The pendulum is swinging back against cryptocurrencies in a big way. Regulators across the world are getting mobilized.
While the technology behind cryptos—blockchain—will morph many times, regulators want to get a handle on cryptos. There may be fraud, market manipulation and money laundering involved. It’s a legitimate concern.
The most recent reason to be worried is that a crypto-token called Tether may be propping up Bitcoin prices. Tether is a virtual currency said to be backed up by a reserve account linked to the value of real dollars. Like most cryptocurrencies, Bitcoin is only backed by what people think it’s worth.
“Some people think bitcoin’s spectacular price rise last year was manipulated by a cryptotoken called Tether that’s supposed to be pegged to the US dollar,” reports Quartz.com. “Now, an anonymous report answers the question: What would bitcoin be worth without Tether?
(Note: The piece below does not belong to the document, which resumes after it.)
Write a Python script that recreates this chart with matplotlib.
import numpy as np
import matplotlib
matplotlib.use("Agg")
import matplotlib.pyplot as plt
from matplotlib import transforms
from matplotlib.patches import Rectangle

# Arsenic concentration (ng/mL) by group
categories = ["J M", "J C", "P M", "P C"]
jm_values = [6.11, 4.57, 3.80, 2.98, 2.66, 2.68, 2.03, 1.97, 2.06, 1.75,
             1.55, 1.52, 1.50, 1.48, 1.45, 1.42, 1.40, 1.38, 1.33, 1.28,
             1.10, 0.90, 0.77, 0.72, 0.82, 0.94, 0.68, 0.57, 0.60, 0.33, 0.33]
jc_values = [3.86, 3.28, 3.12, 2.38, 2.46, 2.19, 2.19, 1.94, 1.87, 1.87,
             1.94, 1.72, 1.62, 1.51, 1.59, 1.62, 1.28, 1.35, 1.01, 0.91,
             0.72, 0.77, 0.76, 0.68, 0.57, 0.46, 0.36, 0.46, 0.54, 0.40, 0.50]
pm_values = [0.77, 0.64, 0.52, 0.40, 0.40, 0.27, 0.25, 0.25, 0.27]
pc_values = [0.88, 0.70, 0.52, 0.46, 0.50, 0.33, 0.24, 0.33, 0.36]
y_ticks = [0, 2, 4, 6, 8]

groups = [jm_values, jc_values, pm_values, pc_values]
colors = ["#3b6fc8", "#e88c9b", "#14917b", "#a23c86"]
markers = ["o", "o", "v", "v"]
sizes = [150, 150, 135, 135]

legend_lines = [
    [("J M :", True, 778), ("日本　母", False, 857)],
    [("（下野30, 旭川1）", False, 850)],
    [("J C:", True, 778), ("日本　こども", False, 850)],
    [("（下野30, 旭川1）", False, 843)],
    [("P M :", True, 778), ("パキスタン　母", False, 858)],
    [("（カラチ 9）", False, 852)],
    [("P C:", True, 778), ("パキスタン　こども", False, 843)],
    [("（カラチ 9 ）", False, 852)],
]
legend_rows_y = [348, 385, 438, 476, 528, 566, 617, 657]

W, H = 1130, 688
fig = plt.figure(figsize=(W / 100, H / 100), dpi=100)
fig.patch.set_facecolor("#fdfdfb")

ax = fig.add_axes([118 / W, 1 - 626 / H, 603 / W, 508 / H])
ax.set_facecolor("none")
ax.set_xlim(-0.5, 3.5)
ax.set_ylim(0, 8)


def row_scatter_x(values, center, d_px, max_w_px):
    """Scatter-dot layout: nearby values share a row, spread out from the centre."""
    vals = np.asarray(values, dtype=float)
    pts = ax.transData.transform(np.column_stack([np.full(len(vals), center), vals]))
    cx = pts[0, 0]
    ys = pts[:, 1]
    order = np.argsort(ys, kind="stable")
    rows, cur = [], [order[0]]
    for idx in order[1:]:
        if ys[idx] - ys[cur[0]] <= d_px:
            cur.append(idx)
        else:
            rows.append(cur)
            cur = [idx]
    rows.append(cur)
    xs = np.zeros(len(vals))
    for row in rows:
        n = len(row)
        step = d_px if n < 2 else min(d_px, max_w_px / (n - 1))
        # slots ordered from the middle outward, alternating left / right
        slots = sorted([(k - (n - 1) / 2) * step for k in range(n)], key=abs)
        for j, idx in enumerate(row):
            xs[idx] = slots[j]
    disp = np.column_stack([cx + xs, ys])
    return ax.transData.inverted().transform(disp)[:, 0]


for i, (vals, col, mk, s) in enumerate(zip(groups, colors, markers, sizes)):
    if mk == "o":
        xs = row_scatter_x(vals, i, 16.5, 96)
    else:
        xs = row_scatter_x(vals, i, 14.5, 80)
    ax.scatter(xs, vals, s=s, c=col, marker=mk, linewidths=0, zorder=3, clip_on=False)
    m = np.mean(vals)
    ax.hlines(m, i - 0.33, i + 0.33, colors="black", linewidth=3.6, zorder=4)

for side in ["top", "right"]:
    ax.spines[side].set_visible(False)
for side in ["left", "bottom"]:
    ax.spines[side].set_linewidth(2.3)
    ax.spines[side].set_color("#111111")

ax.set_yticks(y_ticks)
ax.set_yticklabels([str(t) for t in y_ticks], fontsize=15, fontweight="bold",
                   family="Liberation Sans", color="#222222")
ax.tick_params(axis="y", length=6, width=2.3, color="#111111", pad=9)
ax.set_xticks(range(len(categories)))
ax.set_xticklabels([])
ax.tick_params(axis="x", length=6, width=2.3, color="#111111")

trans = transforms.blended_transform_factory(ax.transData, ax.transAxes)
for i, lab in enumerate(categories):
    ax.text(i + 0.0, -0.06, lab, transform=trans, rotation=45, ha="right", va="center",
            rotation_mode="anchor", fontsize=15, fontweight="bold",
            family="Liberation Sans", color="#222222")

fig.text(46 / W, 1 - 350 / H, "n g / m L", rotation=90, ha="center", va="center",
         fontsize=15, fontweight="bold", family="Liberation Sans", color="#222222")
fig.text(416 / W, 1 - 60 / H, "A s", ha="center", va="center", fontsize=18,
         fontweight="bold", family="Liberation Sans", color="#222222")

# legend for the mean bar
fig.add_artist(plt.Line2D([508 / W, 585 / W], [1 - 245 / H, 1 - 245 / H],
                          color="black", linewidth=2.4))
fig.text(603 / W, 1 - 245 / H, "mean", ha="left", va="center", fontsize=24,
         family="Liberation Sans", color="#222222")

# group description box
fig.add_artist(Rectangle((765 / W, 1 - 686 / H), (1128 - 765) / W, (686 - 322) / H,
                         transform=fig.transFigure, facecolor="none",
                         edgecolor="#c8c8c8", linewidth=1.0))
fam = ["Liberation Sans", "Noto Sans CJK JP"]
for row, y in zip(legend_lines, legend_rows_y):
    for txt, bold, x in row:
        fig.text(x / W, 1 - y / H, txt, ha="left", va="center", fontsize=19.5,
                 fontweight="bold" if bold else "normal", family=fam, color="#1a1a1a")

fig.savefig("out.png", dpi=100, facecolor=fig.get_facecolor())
The answer: around $4,500, based on the current bitcoin price of about $7,600.”
Why should you get bothered about an anonymous report? For one thing, regulators have subpoened records relating to Tether, Bloomberg reported.
If the currency isn’t really linked to actual dollars—and it was propping up Bitcoin prices—then that would signal that Bitcoin and other currencies aren’t worth what speculators and investors think they are. Using an analogy, it’s the equivalent of a company lying about its orders or accounts receivable. That would lower its net earnings—and would clobber its stock price once investors found out.
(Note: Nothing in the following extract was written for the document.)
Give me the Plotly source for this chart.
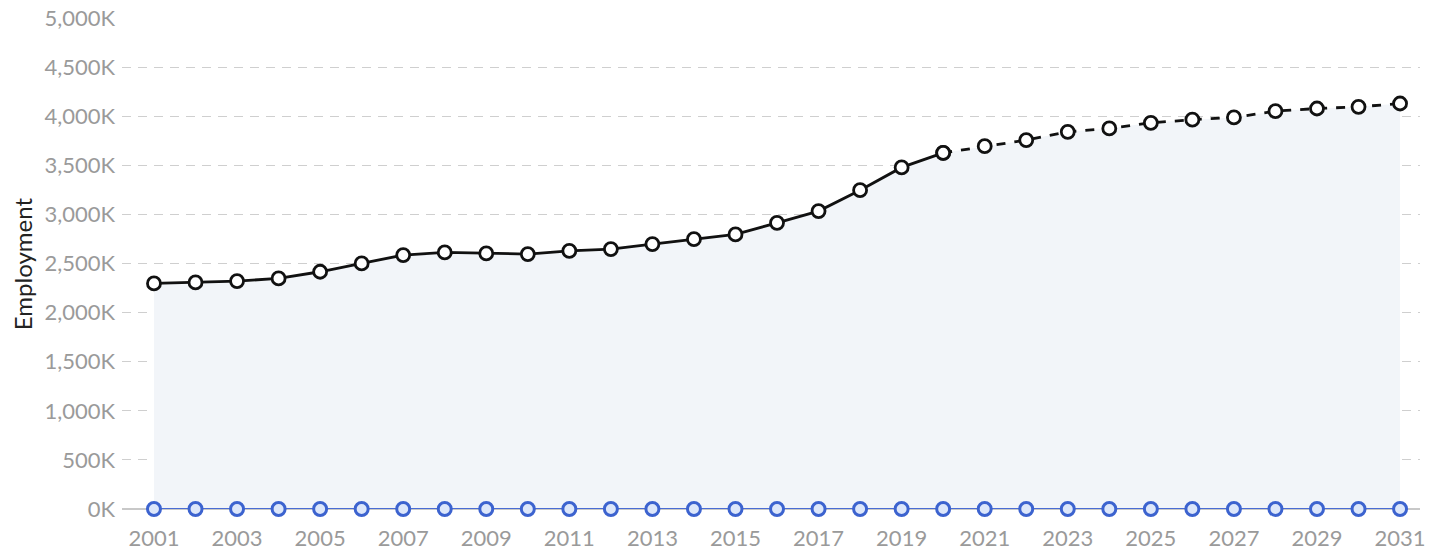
import plotly.graph_objects as go

years = list(range(2001, 2032))
actual_years = list(range(2001, 2021))
actual_values = [2298, 2308, 2322, 2349, 2417, 2502, 2587, 2614, 2604, 2597,
                 2630, 2648, 2699, 2749, 2797, 2915, 3035, 3248, 3480, 3628]
proj_years = list(range(2020, 2032))
proj_values = [3628, 3696, 3758, 3842, 3877, 3934, 3966, 3989, 4053, 4080, 4097, 4131]
zero_values = [0] * len(years)

all_values = actual_values + proj_values[1:]

ytick_vals = list(range(0, 5001, 500))
ytick_text = [f"{v:,}K" for v in ytick_vals]
xtick_vals = list(range(2001, 2032, 2))

FONT = "Lato"
fig = go.Figure()

fig.add_trace(go.Scatter(x=years, y=all_values, mode="lines", fill="tozeroy",
                         fillcolor="#f2f5f9", line=dict(width=0), hoverinfo="skip",
                         showlegend=False))

fig.add_trace(go.Scatter(x=years, y=zero_values, mode="lines+markers",
                         line=dict(color="#4a6cd4", width=2),
                         marker=dict(size=13, color="#dde7fa", line=dict(color="#3c63cf", width=3)),
                         cliponaxis=False, showlegend=False))

fig.add_trace(go.Scatter(x=actual_years, y=actual_values, mode="lines+markers",
                         line=dict(color="#111111", width=2.8),
                         marker=dict(size=13, color="white", line=dict(color="#111111", width=2.8)),
                         cliponaxis=False, showlegend=False))

fig.add_trace(go.Scatter(x=proj_years, y=proj_values, mode="lines+markers",
                         line=dict(color="#111111", width=2.8, dash="dash"),
                         marker=dict(size=13, color="white", line=dict(color="#111111", width=2.8)),
                         cliponaxis=False, showlegend=False))

fig.add_annotation(text="Employment", xref="paper", yref="paper", x=-0.0765, y=0.5,
                   xanchor="center", yanchor="middle", textangle=-90, showarrow=False,
                   font=dict(family=FONT, size=24, color="#222222"))

fig.update_layout(
    width=1418, height=544,
    margin=dict(l=114, r=6, t=10, b=43),
    plot_bgcolor="white", paper_bgcolor="white",
    font=dict(family=FONT, size=22, color="#9a9a9a"),
    xaxis=dict(range=[2000.23, 2031.48], tickvals=xtick_vals, showgrid=False,
               zeroline=False, showline=False, ticks="", ticklabelstandoff=14,
               automargin=False, tickfont=dict(size=22, color="#9a9a9a")),
    yaxis=dict(range=[0, 5002], tickvals=ytick_vals, ticktext=ytick_text,
               showgrid=True, gridcolor="#cfcfcf", griddash="9px,7px", gridwidth=1,
               zeroline=True, zerolinecolor="#c8c8c8", zerolinewidth=1.5,
               ticks="", ticklabelstandoff=6, ticklabeloverflow="allow",
               automargin=False, tickfont=dict(size=22, color="#9a9a9a")),
)

fig.write_html("out.html")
So regulators are most focused on a lack of transparency in who’s buying cryptocurrencies and their related “coins,” which have become a big business. More than $1 billion has been raised in initial coin offerings in this January alone, compared to only $2 million raised in the same month a year ago, according to Token Economy.
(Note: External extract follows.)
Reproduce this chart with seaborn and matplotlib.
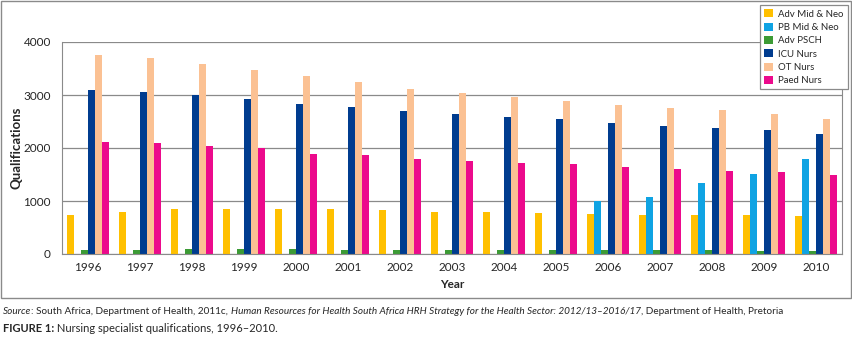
import numpy as np
import pandas as pd
import matplotlib
matplotlib.use('Agg')
import matplotlib.pyplot as plt
import seaborn as sns
from matplotlib.patches import Rectangle

# 데이터
years = list(range(1996, 2011))
series_names = ['Adv Mid & Neo', 'PB Mid & Neo', 'Adv PSCH', 'ICU Nurs', 'OT Nurs', 'Paed Nurs']
adv_mid_neo = [735, 800, 850, 850, 850, 850, 830, 800, 790, 770, 760, 740, 730, 730, 710]
pb_mid_neo = [0, 0, 0, 0, 0, 0, 0, 0, 0, 0, 1000, 1080, 1340, 1510, 1790]
adv_psch = [80, 80, 85, 85, 85, 80, 80, 75, 80, 75, 75, 75, 75, 60, 65]
icu_nurs = [3090, 3060, 3000, 2930, 2830, 2770, 2690, 2650, 2590, 2540, 2470, 2410, 2380, 2340, 2260]
ot_nurs = [3760, 3700, 3580, 3480, 3360, 3250, 3110, 3030, 2970, 2880, 2820, 2750, 2720, 2640, 2550]
paed_nurs = [2120, 2090, 2030, 2000, 1890, 1860, 1800, 1760, 1710, 1700, 1640, 1600, 1560, 1540, 1500]
colors = ['#FFC000', '#0FA3E3', '#3C9B35', '#003C8F', '#FBC193', '#EC0A8C']

df = pd.DataFrame({'Year': [str(y) for y in years]})
for name, vals in zip(series_names, [adv_mid_neo, pb_mid_neo, adv_psch, icu_nurs, ot_nurs, paed_nurs]):
    df[name] = vals
long = df.melt(id_vars='Year', var_name='Series', value_name='Qualifications')

sns.set_style('white')
plt.rcParams['font.family'] = ['Lato', 'DejaVu Sans']

fig = plt.figure(figsize=(8.52, 3.37), dpi=100)
ax = fig.add_axes([62/852, 1-254/337, 780/852, 212/337])

sns.barplot(data=long, x='Year', y='Qualifications', hue='Series', hue_order=series_names,
            palette=colors, errorbar=None, width=0.81, saturation=1, ax=ax, linewidth=0)

ax.set_ylim(0, 4000)
ax.set_xlim(-0.5, len(years) - 0.5)
ax.set_yticks([0, 1000, 2000, 3000, 4000])
ax.yaxis.grid(True, color='#8a8a8a', lw=0.9)
ax.set_axisbelow(True)
for s in ['left', 'right', 'bottom']:
    ax.spines[s].set_color('#8a8a8a')
ax.spines['top'].set_visible(False)
ax.tick_params(axis='y', length=3, color='#8a8a8a', labelsize=8.5, pad=5)
ax.tick_params(axis='x', which='major', length=0, labelsize=8.5, pad=6)
ax.set_xticks(np.arange(-0.5, len(years), 1), minor=True)
ax.tick_params(axis='x', which='minor', length=3, color='#8a8a8a')
ax.set_xlabel('Year', fontsize=8.5, fontweight='bold', labelpad=4)
ax.set_ylabel('Qualifications', fontsize=9.5, fontweight='bold')
ax.yaxis.set_label_coords(-0.051, 0.5)

ax.legend_.remove()
handles, labels = ax.get_legend_handles_labels()
leg = fig.legend(handles[:6], labels[:6], loc='upper right', bbox_to_anchor=(848/852, 1-5/337),
                 borderaxespad=0, fontsize=6.9, frameon=True, fancybox=False, edgecolor='#8a8a8a',
                 handlelength=0.9, handleheight=0.9, handletextpad=0.55, labelspacing=0.42,
                 borderpad=0.45, framealpha=1)
leg.get_frame().set_linewidth(0.9)

# 바깥 테두리
fig.patches.append(Rectangle((1/852, 1-298/337), 850/852, 297/337, transform=fig.transFigure,
                             fill=False, edgecolor='#8a8a8a', lw=1))

# 출처 / 그림 설명 (부분 이탤릭)
renderer = fig.canvas.get_renderer()

def write_line(parts, x, y, size):
    for txt, style, weight in parts:
        t = fig.text(x, y, txt, fontsize=size, style=style, fontweight=weight,
                     va='center', ha='left')
        bb = t.get_window_extent(renderer=renderer)
        x += bb.width / fig.bbox.width

write_line([('Source', 'italic', 'normal'),
            (': South Africa, Department of Health, 2011c, ', 'normal', 'normal'),
            ('Human Resources for Health South Africa HRH Strategy for the Health Sector: 2012/13\u20132016/17', 'italic', 'normal'),
            (', Department of Health, Pretoria', 'normal', 'normal')],
           3/852, 1-311/337, 7.2)
write_line([('FIGURE 1:', 'normal', 'bold'),
            (' Nursing specialist qualifications, 1996\u20132010.', 'normal', 'normal')],
           3/852, 1-329/337, 8)

fig.savefig('out.png', dpi=100)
Not surprisingly, regulators from the Bank of Japan to securities regulators like the U.S. Securities and Exchange Commission (SEC) have issued targeted warnings on ICOs and direct cryptocurrency ownership. Even though they occupy space on your computer’s hard drive, they can be hacked and stolen.
You could also get swindled by something selling cryptos. They are not gold and certainly not bonds.
Then there’s the volatility. Bitcoin has lost half of its value this year. Now, even state agencies are trying to warn investors. The Idaho Department of Finance, for example, issued this warning:
“Investors should go beyond the headlines and hype to understand the risks associated with investments in cryptocurrencies, as well as cryptocurrency futures contracts and other financial products where these virtual currencies are linked in some way to the underlying investment,” said Gavin Gee, director of the Department of Finance.
“The recent wild price fluctuations and speculation in cryptocurrencyrelated investments can easily tempt unsuspecting investors to rush into an investment they may not fully understand,” Gee said.
“Cryptocurrencies and investments tied to them are high-risk products with an unproven track record and high price volatility. Combined with a high risk of fraud, investing in cryptocurrencies is not for the faint of heart.”